- **REQUIREMENTS**
Drop all images and give the records again exactly.

____________________

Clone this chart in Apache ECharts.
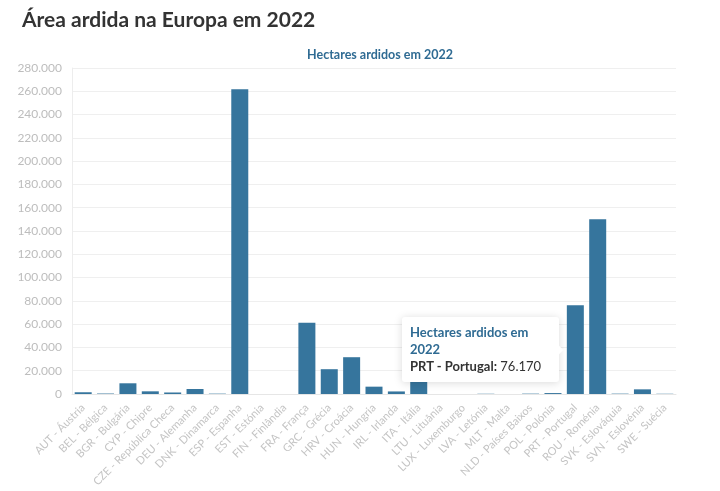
<!DOCTYPE html>
<html>
<head>
<meta charset="utf-8">
<script src="https://cdn.jsdelivr.net/npm/echarts@6/dist/echarts.min.js"></script>
<style>
  html, body { margin: 0; padding: 0; background: #fff; }
  #chart { width: 720px; height: 491px; }
</style>
</head>
<body>
<div id="chart"></div>
<script>
var countries = [
    'AUT - Áustria', 'BEL - Bélgica', 'BGR - Bulgária', 'CYP - Chipre', 'CZE - República Checa',
    'DEU - Alemanha', 'DNK - Dinamarca', 'ESP - Espanha', 'EST - Estónia', 'FIN - Finlândia',
    'FRA - França', 'GRC - Grécia', 'HRV - Croácia', 'HUN - Hungria', 'IRL - Irlanda',
    'ITA - Itália', 'LTU - Lituânia', 'LUX - Luxemburgo', 'LVA - Letónia', 'MLT - Malta',
    'NLD - Países Baixos', 'POL - Polónia', 'PRT - Portugal', 'ROU - Roménia', 'SVK - Eslováquia',
    'SVN - Eslovénia', 'SWE - Suécia'
];
var hectares = [
    1500, 400, 9200, 2300, 1300,
    4300, 300, 261800, 0, 0,
    61300, 21300, 31600, 6300, 2200,
    11000, 0, 0, 200, 0,
    300, 800, 76170, 150000, 300,
    4000, 200
];
var highlightIndex = 22;
var seriesName = 'Hectares ardidos em 2022';

function fmt(v) {
    return String(Math.round(v)).replace(/\B(?=(\d{3})+(?!\d))/g, '.');
}

var chart = echarts.init(document.getElementById('chart'));
chart.setOption({
    animation: false,
    textStyle: { fontFamily: 'Lato' },
    title: [
        {
            text: 'Área ardida na Europa em 2022',
            left: 17,
            top: 5,
            textStyle: { fontFamily: 'Lato', fontSize: 21, fontWeight: 'bold', color: '#333' }
        },
        {
            text: seriesName,
            left: 375,
            textAlign: 'center',
            top: 43,
            textStyle: { fontFamily: 'Lato', fontSize: 12.5, fontWeight: 'bold', color: '#2f6b93' }
        }
    ],
    tooltip: {
        trigger: 'item',
        position: 'left',
        alwaysShowContent: true,
        triggerOn: 'none',
        backgroundColor: '#fff',
        borderColor: '#fff',
        borderWidth: 0,
        padding: [7, 8],
        extraCssText: 'box-shadow: 0 1px 8px rgba(0,0,0,0.15); border-radius: 3px;',
        formatter: function (p) {
            return '<div style="width:141px;white-space:normal;font-family:Lato;font-size:13px;line-height:17px;">' +
                '<div style="color:#2f6b93;font-weight:bold;">' + p.seriesName + '</div>' +
                '<div style="color:#333;"><b>' + p.name + ':</b> ' + fmt(p.value) + '</div></div>';
        }
    },
    grid: { left: 72, right: 44, top: 68, bottom: 97 },
    xAxis: {
        type: 'category',
        data: countries,
        axisLine: { lineStyle: { color: '#e6e6e6' } },
        axisTick: { lineStyle: { color: '#e0e0e0' }, length: 4 },
        axisLabel: { rotate: 45, color: '#c4c4c4', fontSize: 11, interval: 0, margin: 12 }
    },
    yAxis: {
        type: 'value',
        min: 0,
        max: 280000,
        interval: 20000,
        axisLine: { show: true, lineStyle: { color: '#ededed' } },
        axisTick: { show: false },
        splitLine: { lineStyle: { color: '#efefef' } },
        axisLabel: { color: '#bdbdbd', fontSize: 12, margin: 10, formatter: fmt }
    },
    series: [{
        name: seriesName,
        type: 'bar',
        data: hectares,
        barCategoryGap: '24%',
        itemStyle: { color: '#36759d' }
    }]
});
chart.dispatchAction({ type: 'showTip', seriesIndex: 0, dataIndex: highlightIndex });
</script>
</body>
</html>
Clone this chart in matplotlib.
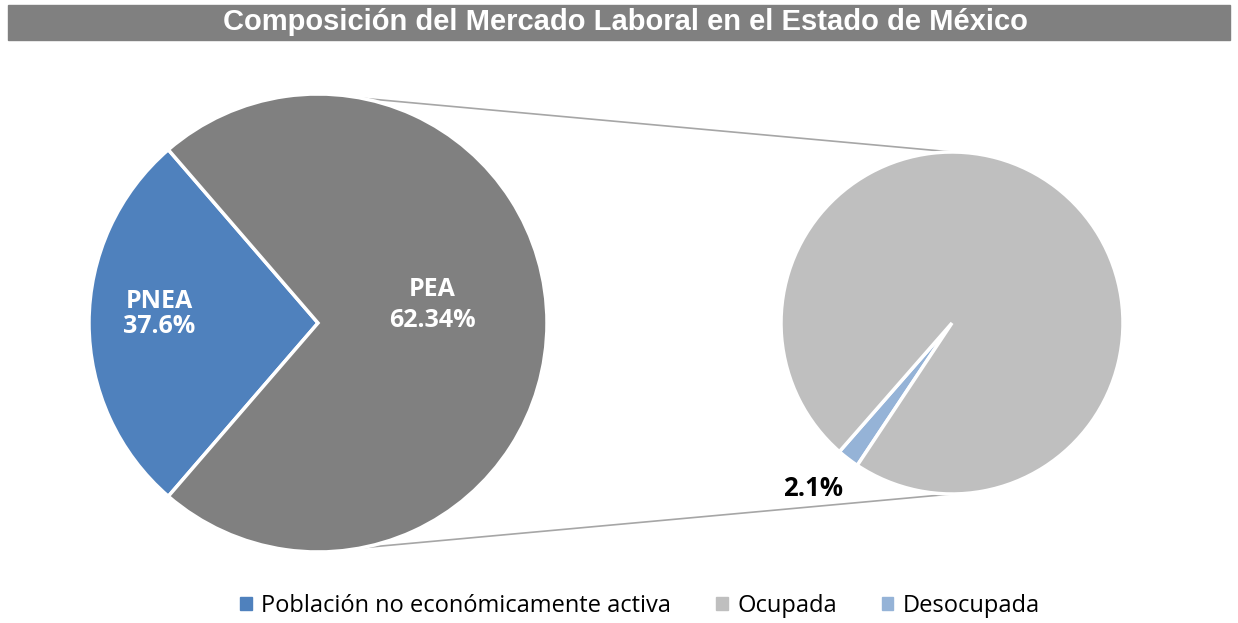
import matplotlib
matplotlib.use("Agg")
import matplotlib.pyplot as plt
import numpy as np

# Data
main_labels = ["Población no económicamente activa", "PEA"]
main_values = [37.6, 100.0]          # PNEA vs. (Ocupada + Desocupada)
main_text = ["PNEA\n37.6%", "PEA\n62.34%"]
sub_labels = ["Desocupada", "Ocupada"]
sub_values = [2.1, 97.9]
sub_text = ["2.1%", ""]
title = "Composición del Mercado Laboral en el Estado de México"

C_PNEA = "#4F81BD"
C_PEA = "#808080"
C_OCU = "#BFBFBF"
C_DES = "#95B3D7"

W, H = 1238, 623
fig = plt.figure(figsize=(W / 100, H / 100), dpi=100)
ax = fig.add_axes([0, 0, 1, 1])

font = ["Open Sans", "DejaVu Sans"]

# Title banner
ax.add_patch(plt.Rectangle((8, H - 40), 1222, 35, color="#808080", zorder=1))
ax.text(625, H - 22.5, title, ha="center", va="center", color="white",
        fontsize=21, fontweight="bold",
        family=["Liberation Sans", "DejaVu Sans"])

# Left pie
lc = (318, H - 323)
lr = 229
frac = main_values[0] / sum(main_values)
start = 180 - frac * 360 / 2
wl, _ = ax.pie(main_values, colors=[C_PNEA, C_PEA], center=lc, radius=lr,
               startangle=start, counterclock=True,
               wedgeprops=dict(edgecolor="white", linewidth=2.5), frame=True)

# Right pie
rc = (952, H - 323)
rr = 171
wr, _ = ax.pie(sub_values, colors=[C_DES, C_OCU], center=rc, radius=rr,
               startangle=228.8, counterclock=True,
               wedgeprops=dict(edgecolor="white", linewidth=2.5), frame=True)
ax.set_xlim(0, W)
ax.set_ylim(0, H)
ax.set_aspect("equal")
ax.axis("off")

# Connector lines
a = np.deg2rad(79)
for sgn in (1, -1):
    x0 = lc[0] + lr * np.cos(a)
    y0 = lc[1] + sgn * lr * np.sin(a)
    x1 = rc[0]
    y1 = rc[1] + sgn * rr
    ax.plot([x0, x1], [y0, y1], color="#A6A6A6", lw=1.2, zorder=0)

# Labels
ax.text(159, H - 314, main_text[0], ha="center", va="center", color="white",
        fontsize=18, fontweight="bold", family=font, linespacing=0.95)
ax.text(432, H - 305, main_text[1], ha="center", va="center", color="white",
        fontsize=18, fontweight="bold", family=font, linespacing=1.35)
ax.text(813, H - 488, sub_text[0], ha="center", va="center", color="black",
        fontsize=18.5, fontweight="bold", family=font)

# Legend
from matplotlib.patches import Patch
handles = [Patch(color=C_PNEA), Patch(color=C_OCU), Patch(color=C_DES)]
leg = fig.legend(handles, [main_labels[0], sub_labels[1], sub_labels[0]],
                 loc="center", bbox_to_anchor=(640 / W, 1 - 606 / H), ncol=3,
                 frameon=False, prop=dict(family=font, size=17),
                 handlelength=0.5, handleheight=0.5, handletextpad=0.4,
                 columnspacing=1.9)

fig.savefig("out.png", dpi=100)
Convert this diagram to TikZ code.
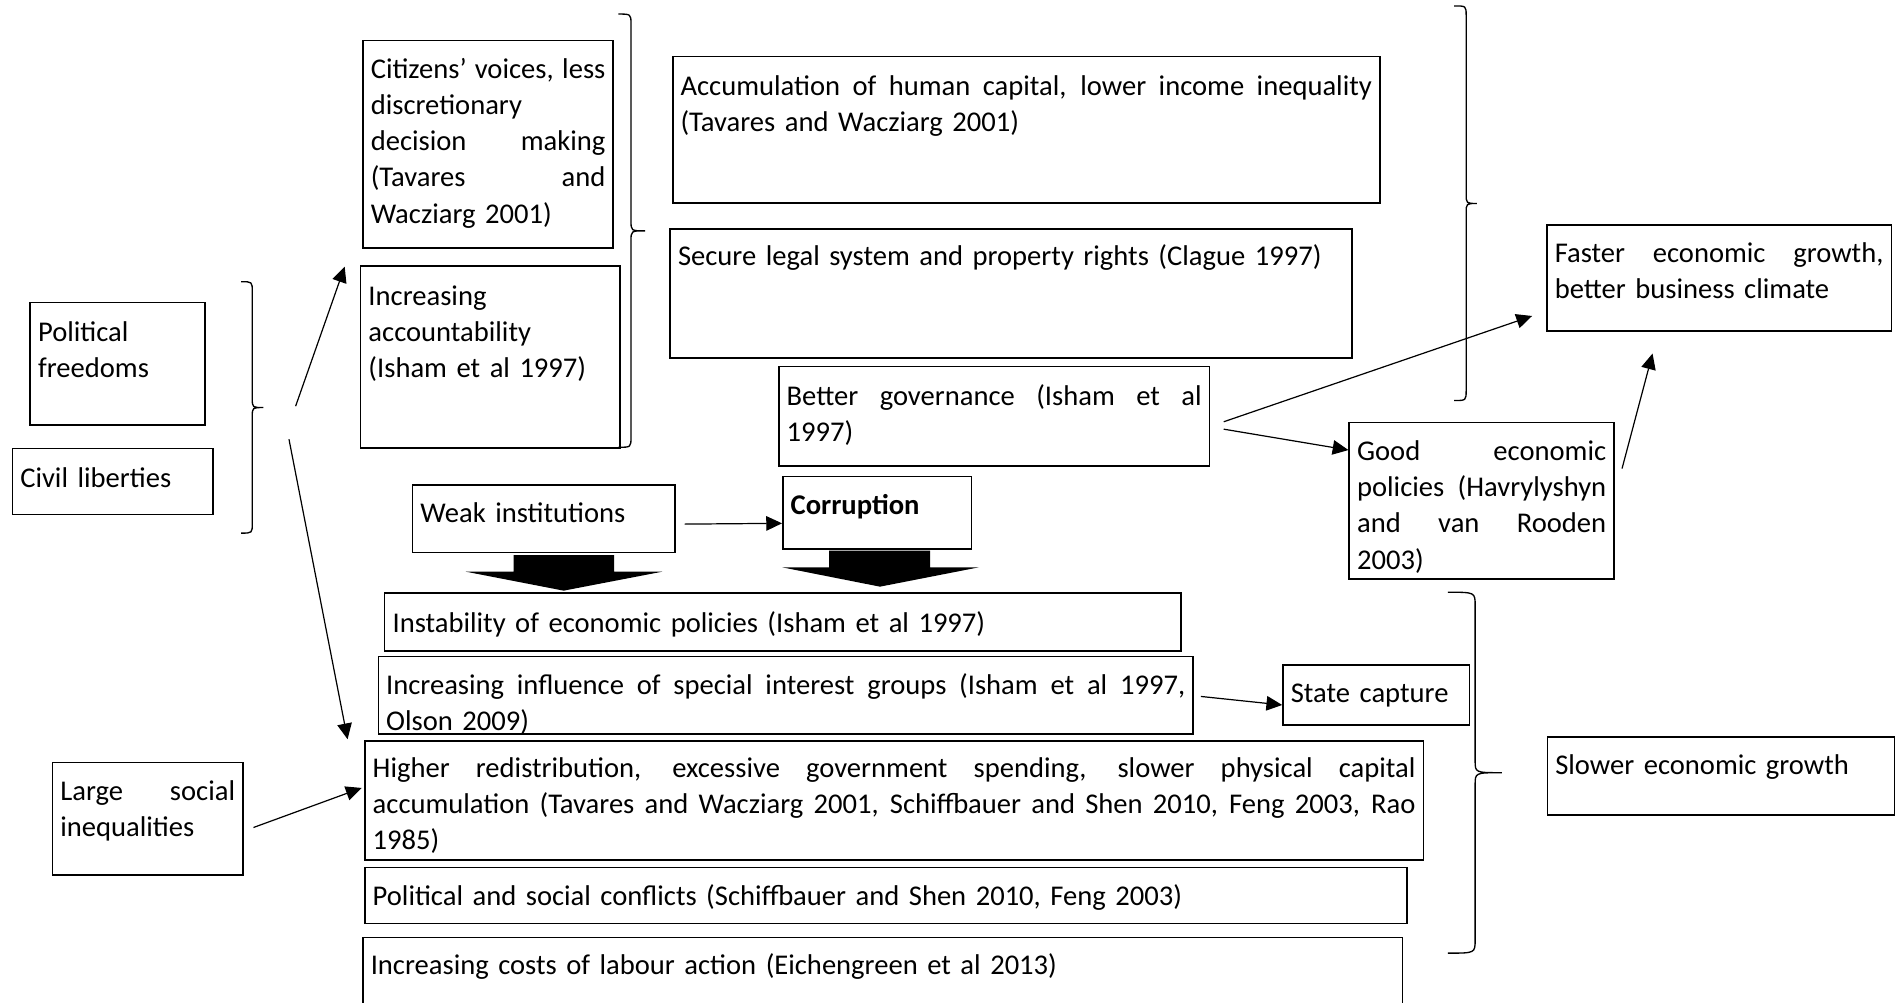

____________________

- **TASK RESULT**
Clone this chart in Apache ECharts.
<!DOCTYPE html>
<html>
<head>
<meta charset="utf-8">
<script src="https://cdn.jsdelivr.net/npm/echarts@6/dist/echarts.min.js"></script>
<style>
  html, body { margin: 0; padding: 0; background: #fff; }
  #chart { width: 720px; height: 491px; }
</style>
</head>
<body>
<div id="chart"></div>
<script>
var countries = [
    'AUT - Áustria', 'BEL - Bélgica', 'BGR - Bulgária', 'CYP - Chipre', 'CZE - República Checa',
    'DEU - Alemanha', 'DNK - Dinamarca', 'ESP - Espanha', 'EST - Estónia', 'FIN - Finlândia',
    'FRA - França', 'GRC - Grécia', 'HRV - Croácia', 'HUN - Hungria', 'IRL - Irlanda',
    'ITA - Itália', 'LTU - Lituânia', 'LUX - Luxemburgo', 'LVA - Letónia', 'MLT - Malta',
    'NLD - Países Baixos', 'POL - Polónia', 'PRT - Portugal', 'ROU - Roménia', 'SVK - Eslováquia',
    'SVN - Eslovénia', 'SWE - Suécia'
];
var hectares = [
    1500, 400, 9200, 2300, 1300,
    4300, 300, 261800, 0, 0,
    61300, 21300, 31600, 6300, 2200,
    11000, 0, 0, 200, 0,
    300, 800, 76170, 150000, 300,
    4000, 200
];
var highlightIndex = 22;
var seriesName = 'Hectares ardidos em 2022';

function fmt(v) {
    return String(Math.round(v)).replace(/\B(?=(\d{3})+(?!\d))/g, '.');
}

var chart = echarts.init(document.getElementById('chart'));
chart.setOption({
    animation: false,
    textStyle: { fontFamily: 'Lato' },
    title: [
        {
            text: 'Área ardida na Europa em 2022',
            left: 17,
            top: 5,
            textStyle: { fontFamily: 'Lato', fontSize: 21, fontWeight: 'bold', color: '#333' }
        },
        {
            text: seriesName,
            left: 375,
            textAlign: 'center',
            top: 43,
            textStyle: { fontFamily: 'Lato', fontSize: 12.5, fontWeight: 'bold', color: '#2f6b93' }
        }
    ],
    tooltip: {
        trigger: 'item',
        position: 'left',
        alwaysShowContent: true,
        triggerOn: 'none',
        backgroundColor: '#fff',
        borderColor: '#fff',
        borderWidth: 0,
        padding: [7, 8],
        extraCssText: 'box-shadow: 0 1px 8px rgba(0,0,0,0.15); border-radius: 3px;',
        formatter: function (p) {
            return '<div style="width:141px;white-space:normal;font-family:Lato;font-size:13px;line-height:17px;">' +
                '<div style="color:#2f6b93;font-weight:bold;">' + p.seriesName + '</div>' +
                '<div style="color:#333;"><b>' + p.name + ':</b> ' + fmt(p.value) + '</div></div>';
        }
    },
    grid: { left: 72, right: 44, top: 68, bottom: 97 },
    xAxis: {
        type: 'category',
        data: countries,
        axisLine: { lineStyle: { color: '#e6e6e6' } },
        axisTick: { lineStyle: { color: '#e0e0e0' }, length: 4 },
        axisLabel: { rotate: 45, color: '#c4c4c4', fontSize: 11, interval: 0, margin: 12 }
    },
    yAxis: {
        type: 'value',
        min: 0,
        max: 280000,
        interval: 20000,
        axisLine: { show: true, lineStyle: { color: '#ededed' } },
        axisTick: { show: false },
        splitLine: { lineStyle: { color: '#efefef' } },
        axisLabel: { color: '#bdbdbd', fontSize: 12, margin: 10, formatter: fmt }
    },
    series: [{
        name: seriesName,
        type: 'bar',
        data: hectares,
        barCategoryGap: '24%',
        itemStyle: { color: '#36759d' }
    }]
});
chart.dispatchAction({ type: 'showTip', seriesIndex: 0, dataIndex: highlightIndex });
</script>
</body>
</html>
Clone this chart in matplotlib.
import matplotlib
matplotlib.use("Agg")
import matplotlib.pyplot as plt
import numpy as np

# Data
main_labels = ["Población no económicamente activa", "PEA"]
main_values = [37.6, 100.0]          # PNEA vs. (Ocupada + Desocupada)
main_text = ["PNEA\n37.6%", "PEA\n62.34%"]
sub_labels = ["Desocupada", "Ocupada"]
sub_values = [2.1, 97.9]
sub_text = ["2.1%", ""]
title = "Composición del Mercado Laboral en el Estado de México"

C_PNEA = "#4F81BD"
C_PEA = "#808080"
C_OCU = "#BFBFBF"
C_DES = "#95B3D7"

W, H = 1238, 623
fig = plt.figure(figsize=(W / 100, H / 100), dpi=100)
ax = fig.add_axes([0, 0, 1, 1])

font = ["Open Sans", "DejaVu Sans"]

# Title banner
ax.add_patch(plt.Rectangle((8, H - 40), 1222, 35, color="#808080", zorder=1))
ax.text(625, H - 22.5, title, ha="center", va="center", color="white",
        fontsize=21, fontweight="bold",
        family=["Liberation Sans", "DejaVu Sans"])

# Left pie
lc = (318, H - 323)
lr = 229
frac = main_values[0] / sum(main_values)
start = 180 - frac * 360 / 2
wl, _ = ax.pie(main_values, colors=[C_PNEA, C_PEA], center=lc, radius=lr,
               startangle=start, counterclock=True,
               wedgeprops=dict(edgecolor="white", linewidth=2.5), frame=True)

# Right pie
rc = (952, H - 323)
rr = 171
wr, _ = ax.pie(sub_values, colors=[C_DES, C_OCU], center=rc, radius=rr,
               startangle=228.8, counterclock=True,
               wedgeprops=dict(edgecolor="white", linewidth=2.5), frame=True)
ax.set_xlim(0, W)
ax.set_ylim(0, H)
ax.set_aspect("equal")
ax.axis("off")

# Connector lines
a = np.deg2rad(79)
for sgn in (1, -1):
    x0 = lc[0] + lr * np.cos(a)
    y0 = lc[1] + sgn * lr * np.sin(a)
    x1 = rc[0]
    y1 = rc[1] + sgn * rr
    ax.plot([x0, x1], [y0, y1], color="#A6A6A6", lw=1.2, zorder=0)

# Labels
ax.text(159, H - 314, main_text[0], ha="center", va="center", color="white",
        fontsize=18, fontweight="bold", family=font, linespacing=0.95)
ax.text(432, H - 305, main_text[1], ha="center", va="center", color="white",
        fontsize=18, fontweight="bold", family=font, linespacing=1.35)
ax.text(813, H - 488, sub_text[0], ha="center", va="center", color="black",
        fontsize=18.5, fontweight="bold", family=font)

# Legend
from matplotlib.patches import Patch
handles = [Patch(color=C_PNEA), Patch(color=C_OCU), Patch(color=C_DES)]
leg = fig.legend(handles, [main_labels[0], sub_labels[1], sub_labels[0]],
                 loc="center", bbox_to_anchor=(640 / W, 1 - 606 / H), ncol=3,
                 frameon=False, prop=dict(family=font, size=17),
                 handlelength=0.5, handleheight=0.5, handletextpad=0.4,
                 columnspacing=1.9)

fig.savefig("out.png", dpi=100)
Convert this diagram to TikZ code.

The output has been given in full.